Вечером пришел Никин. Он стоял за спиной Павла и хвалил его:
— Молодец! Поднял отцовскую кисть! Верно делаешь, что учишься, верно, бери…
Он размяк. Шмыгая носом, уговаривал Павла работать вмерно, не переустать, не сорвать с пупа.
— Тяжела ты, шапка Мономаха, — твердил он. — Тяжела!
Павел слушал и морщился. Не словам, а запаху — Никин охранял свои ботинки от сырости рыбьим жиром. Говорил: «Лучшее средство». Но воняло отчаянно.
Сидел он долго, пил чай и повествовал, как укреплялся водолечением: месяц жил в деревне и каждое утро бегал на реку, окунался.
Окреп удивительно, даже астма прошла (он мигал тетке).
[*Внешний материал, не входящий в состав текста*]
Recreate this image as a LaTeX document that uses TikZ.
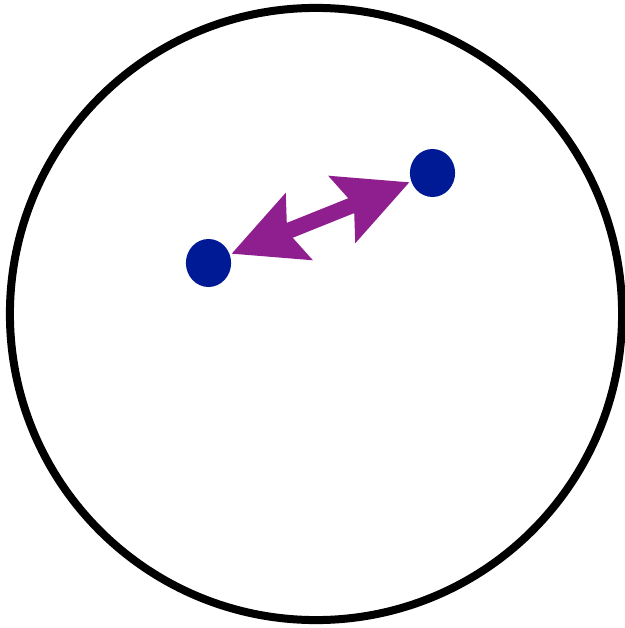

Еще говорил, что жизнь увидел только сейчас, на пенсии, когда и работа, и дети руки развязали. Но есть и отрицательный момент — вдов и некому мазать поясницу скипидаром. Затем вытащил из кармана бумажку, отставя на вытянутую руку, читал Павлу: «Приказываем также, чтобы никто из живописцев-художников не осмеливался в работах, которые обещал исполнить золотом, серебром и определенными красками, полуценное золото употреблять вместо чистого, олово вместо серебра, немецкую лазурь вместо ультрамарина, голубую или индиго вместо лазури, красную землю или сурик вместо киновари; и кто подделает указанные вещи, за каждый раз наказывается и штрафуется на десять лир».
— Это, Паша, 1335 год, институт живописцев города Сиены. Вот была забота о качестве.
Часов в одиннадцать вечера тетка начала зевать, Никин заторопился, и Павел пошел провожать его до остановки.
Всю дорогу Никин просил жалеть тетку.
— Года ее немалые, надо оберегать хорошего человека, — говорил Никин.
— Хорошо-хорошо, ладно-ладно, — ворчал Павел.
Проводив Никина, он возвращался неторопливо.
Влажный ветер качал древесные макушки, качал фонари. Павлу думалось, что сделано им немало в этот день. И все-таки он жалел вечер, ушедший на разговоры. Вечерами он всегда был бодрее, чем утром, оттого и засиживался часов до двух. Каждый раз к нему врывалась тетка. И сегодня, в голубом люминесцентном свете, он показался ей особенно синим, особенно острым был его нос.
Она замахала руками, грозилась сжечь кисти, выбросить краски. Потом поставила табурет, кряхтя, влезла и вывернула пробки.
Павел лег, но засыпалось ему трудно. Он ворочался в кровати, а мимо шла ночь с ночными звуками. Павел шептал: «Засну, засну» — и не засыпал. Тогда посидел налегке, чтобы озябнуть и уснуть.
Ночной холод из форточки лез в майку. Пришел Джек. Он лег у Павловых ног, грел их.
Такими вот ночами, когда покойно думалось, все дозревала мысль Павла о двух стихиях, городе и природе.